We hear plenty from elected leaders about Texas being a “low-tax state,” but we are actually a high-tax state for many families. By setting up a tax system that puts financial strain on lower-income Texans, state leaders are in effect widening the income equity gap and making it harder for low-wage families to work their way out of poverty.
A new national study of state and local tax systems says Texas has the second most unfair system in the country.
Here’s one way to think about it: Families at the top of the income ladder receive 20 percent of all personal income in Texas, but pay only 8.5 percent of all state and local taxes. Families at the bottom of the scale receive only three percent of all income, but pay 5.7 percent of all taxes.
This means that incomes in Texas are even more unequal after people pay state and local taxes than before they pay. This totally backward tax structure holds back families already struggling to put food on the table.
Looking at it from a different angle: In Texas, before paying state and local taxes, the top one percent of taxpayers earn an average income of $1.6 million – 124 times more than the state’s poorest 20 percent of residents, whose annual income averages only $13,000.
After paying state and local taxes, the average after-tax income of Texas’ top earners is 140 times the size of the average after-tax income of the state’s lowest-income residents. This is an unfair result of a system that charges a higher tax rate to lower-income families than to those with higher income. Texas is in therefore expanding the income equity gap through its tax policy.
According to the new ITEP study, the tax bill for the lowest-income 20 percent of Texas families is the sixth highest state and local tax bill in the country for this income group. But for the top one percent of households, the tax bill is remarkably the ninth lowest.
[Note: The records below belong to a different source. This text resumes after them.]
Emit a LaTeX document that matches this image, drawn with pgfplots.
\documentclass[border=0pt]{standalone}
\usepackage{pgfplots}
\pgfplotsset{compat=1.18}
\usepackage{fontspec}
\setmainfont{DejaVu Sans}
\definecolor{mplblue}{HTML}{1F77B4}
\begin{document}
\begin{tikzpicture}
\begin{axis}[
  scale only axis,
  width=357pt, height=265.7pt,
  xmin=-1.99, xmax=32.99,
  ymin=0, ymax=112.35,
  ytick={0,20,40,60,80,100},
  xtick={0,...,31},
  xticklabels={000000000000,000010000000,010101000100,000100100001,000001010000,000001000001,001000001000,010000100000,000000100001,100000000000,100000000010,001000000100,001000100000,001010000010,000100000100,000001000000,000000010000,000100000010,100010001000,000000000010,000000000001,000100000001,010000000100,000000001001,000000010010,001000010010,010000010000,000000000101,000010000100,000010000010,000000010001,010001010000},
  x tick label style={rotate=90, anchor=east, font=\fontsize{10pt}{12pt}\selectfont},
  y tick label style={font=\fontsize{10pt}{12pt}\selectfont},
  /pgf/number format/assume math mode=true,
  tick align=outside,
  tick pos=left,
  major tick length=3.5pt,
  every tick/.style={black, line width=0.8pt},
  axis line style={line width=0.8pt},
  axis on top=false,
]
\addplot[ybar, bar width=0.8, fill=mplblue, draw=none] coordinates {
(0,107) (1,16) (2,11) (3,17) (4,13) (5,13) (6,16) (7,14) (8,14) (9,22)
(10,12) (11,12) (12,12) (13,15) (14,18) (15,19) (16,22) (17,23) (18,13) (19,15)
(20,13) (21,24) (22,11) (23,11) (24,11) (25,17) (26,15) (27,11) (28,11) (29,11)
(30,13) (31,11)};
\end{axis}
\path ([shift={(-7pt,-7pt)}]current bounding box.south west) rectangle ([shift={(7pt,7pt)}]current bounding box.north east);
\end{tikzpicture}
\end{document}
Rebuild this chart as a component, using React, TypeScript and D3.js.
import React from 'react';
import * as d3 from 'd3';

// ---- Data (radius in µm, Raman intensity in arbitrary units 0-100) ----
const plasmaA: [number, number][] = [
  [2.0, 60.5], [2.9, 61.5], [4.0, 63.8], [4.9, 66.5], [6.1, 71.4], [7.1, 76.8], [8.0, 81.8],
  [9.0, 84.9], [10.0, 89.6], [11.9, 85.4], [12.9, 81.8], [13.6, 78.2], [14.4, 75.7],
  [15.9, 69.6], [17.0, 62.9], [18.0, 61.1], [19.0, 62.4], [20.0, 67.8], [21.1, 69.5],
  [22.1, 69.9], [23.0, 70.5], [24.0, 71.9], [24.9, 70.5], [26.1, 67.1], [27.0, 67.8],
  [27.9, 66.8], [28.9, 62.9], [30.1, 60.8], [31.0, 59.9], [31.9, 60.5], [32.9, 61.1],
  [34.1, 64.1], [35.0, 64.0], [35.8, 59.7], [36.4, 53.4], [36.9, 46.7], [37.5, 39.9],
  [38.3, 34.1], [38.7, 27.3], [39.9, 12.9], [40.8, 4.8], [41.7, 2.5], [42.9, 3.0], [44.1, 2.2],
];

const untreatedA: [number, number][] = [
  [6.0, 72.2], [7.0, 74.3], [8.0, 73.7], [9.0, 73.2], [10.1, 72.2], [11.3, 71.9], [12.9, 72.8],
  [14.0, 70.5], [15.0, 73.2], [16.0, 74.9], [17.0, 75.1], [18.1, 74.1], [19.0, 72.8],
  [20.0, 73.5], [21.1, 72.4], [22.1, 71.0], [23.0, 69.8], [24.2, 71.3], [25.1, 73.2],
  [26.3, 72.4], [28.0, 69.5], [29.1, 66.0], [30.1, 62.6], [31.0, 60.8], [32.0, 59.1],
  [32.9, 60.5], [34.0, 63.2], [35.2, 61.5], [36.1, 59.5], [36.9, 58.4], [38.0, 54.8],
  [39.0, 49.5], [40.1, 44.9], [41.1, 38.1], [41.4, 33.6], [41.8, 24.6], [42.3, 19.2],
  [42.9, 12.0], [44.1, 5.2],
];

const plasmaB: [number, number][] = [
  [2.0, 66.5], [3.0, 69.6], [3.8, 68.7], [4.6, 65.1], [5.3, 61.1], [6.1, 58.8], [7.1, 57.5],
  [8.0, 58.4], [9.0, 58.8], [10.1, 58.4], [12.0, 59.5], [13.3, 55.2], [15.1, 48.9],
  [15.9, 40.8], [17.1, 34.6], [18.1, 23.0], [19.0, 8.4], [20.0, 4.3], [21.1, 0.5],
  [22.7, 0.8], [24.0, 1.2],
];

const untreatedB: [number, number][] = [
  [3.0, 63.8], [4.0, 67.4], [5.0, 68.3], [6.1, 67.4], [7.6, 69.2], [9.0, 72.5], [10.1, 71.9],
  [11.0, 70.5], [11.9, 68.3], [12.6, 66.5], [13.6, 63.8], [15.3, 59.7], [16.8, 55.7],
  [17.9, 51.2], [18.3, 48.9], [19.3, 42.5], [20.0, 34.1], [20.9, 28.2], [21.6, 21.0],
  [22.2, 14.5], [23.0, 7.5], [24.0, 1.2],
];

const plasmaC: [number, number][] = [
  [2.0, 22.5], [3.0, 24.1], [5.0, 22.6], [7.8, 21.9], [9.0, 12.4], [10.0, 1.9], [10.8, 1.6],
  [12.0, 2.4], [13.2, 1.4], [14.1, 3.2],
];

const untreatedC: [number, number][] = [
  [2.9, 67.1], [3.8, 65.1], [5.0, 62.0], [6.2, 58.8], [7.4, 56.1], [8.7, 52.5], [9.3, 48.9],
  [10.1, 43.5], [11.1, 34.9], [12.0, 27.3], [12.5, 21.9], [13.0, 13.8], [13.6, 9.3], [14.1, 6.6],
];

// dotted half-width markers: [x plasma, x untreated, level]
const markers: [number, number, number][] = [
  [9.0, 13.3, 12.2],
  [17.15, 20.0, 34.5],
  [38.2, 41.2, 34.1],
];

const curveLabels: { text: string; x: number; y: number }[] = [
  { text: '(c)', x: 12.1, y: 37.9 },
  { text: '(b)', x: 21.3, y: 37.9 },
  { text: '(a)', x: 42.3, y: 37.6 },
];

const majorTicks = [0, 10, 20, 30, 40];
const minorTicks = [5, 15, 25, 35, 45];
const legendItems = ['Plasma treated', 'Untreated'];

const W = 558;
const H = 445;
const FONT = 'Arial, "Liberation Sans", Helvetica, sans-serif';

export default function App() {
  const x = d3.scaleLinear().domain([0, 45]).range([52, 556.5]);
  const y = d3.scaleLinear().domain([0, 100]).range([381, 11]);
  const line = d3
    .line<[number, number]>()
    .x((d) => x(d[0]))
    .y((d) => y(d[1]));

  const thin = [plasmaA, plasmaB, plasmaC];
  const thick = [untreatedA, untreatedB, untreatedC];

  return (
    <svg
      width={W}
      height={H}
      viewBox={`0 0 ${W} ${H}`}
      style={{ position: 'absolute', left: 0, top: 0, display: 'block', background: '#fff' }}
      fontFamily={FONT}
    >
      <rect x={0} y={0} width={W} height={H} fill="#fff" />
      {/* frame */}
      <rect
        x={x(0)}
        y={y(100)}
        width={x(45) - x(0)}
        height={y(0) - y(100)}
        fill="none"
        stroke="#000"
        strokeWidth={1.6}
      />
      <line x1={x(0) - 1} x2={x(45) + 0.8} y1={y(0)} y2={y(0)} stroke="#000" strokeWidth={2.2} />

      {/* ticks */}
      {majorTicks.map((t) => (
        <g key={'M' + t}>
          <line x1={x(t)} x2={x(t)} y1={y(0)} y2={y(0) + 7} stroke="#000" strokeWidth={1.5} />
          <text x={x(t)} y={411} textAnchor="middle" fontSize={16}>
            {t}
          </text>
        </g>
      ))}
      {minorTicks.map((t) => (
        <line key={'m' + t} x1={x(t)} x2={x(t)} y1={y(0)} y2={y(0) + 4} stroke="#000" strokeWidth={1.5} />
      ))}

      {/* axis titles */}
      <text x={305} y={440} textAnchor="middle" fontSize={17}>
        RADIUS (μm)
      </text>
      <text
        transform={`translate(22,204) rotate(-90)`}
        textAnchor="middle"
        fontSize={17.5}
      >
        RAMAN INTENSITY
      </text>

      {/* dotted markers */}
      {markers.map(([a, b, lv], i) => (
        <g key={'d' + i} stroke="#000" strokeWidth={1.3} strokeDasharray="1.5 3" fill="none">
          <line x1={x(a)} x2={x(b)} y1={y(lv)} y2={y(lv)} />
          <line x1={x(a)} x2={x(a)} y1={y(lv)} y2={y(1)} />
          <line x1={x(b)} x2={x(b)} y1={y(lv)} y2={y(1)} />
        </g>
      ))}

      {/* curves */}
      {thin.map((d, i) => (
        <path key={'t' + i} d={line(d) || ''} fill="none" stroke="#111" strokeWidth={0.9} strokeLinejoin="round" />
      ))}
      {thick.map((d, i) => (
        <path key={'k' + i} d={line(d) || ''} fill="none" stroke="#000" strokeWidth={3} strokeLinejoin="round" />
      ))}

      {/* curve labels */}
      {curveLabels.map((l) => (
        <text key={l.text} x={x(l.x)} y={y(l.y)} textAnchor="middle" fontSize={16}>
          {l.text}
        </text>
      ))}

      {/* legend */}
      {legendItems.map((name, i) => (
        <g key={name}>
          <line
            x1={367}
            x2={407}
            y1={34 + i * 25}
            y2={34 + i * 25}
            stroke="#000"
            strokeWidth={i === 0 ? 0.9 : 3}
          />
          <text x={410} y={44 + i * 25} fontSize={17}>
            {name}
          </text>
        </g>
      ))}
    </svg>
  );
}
Texas leaders should remove the barrier to opportunity that our unfair tax system poses. For instance, the Legislature could expand the sales tax to cover business and professional services, such as legal, accounting, and financial securities brokerage services, which are used primarily by higher-income households. Lawmakers could repeal the optional percentage homestead exemption from school property taxes, which benefits primarily wealthier homeowners. The savings from the repeal could go to schools statewide. Finally, the Legislature must avoid exacerbating the problem with further cuts to the franchise or margins tax, the state’s main business tax.
A fair opportunity to move up the economic ladder is a promise that Texas makes to all who live here, but we aren’t keeping this promise. Many Texas families encounter barriers to opportunity that they can’t overcome through hard work at multiple low wage jobs. By improving the fairness of our state and local tax system, we can improve the opportunity for all Texans to compete and succeed in life.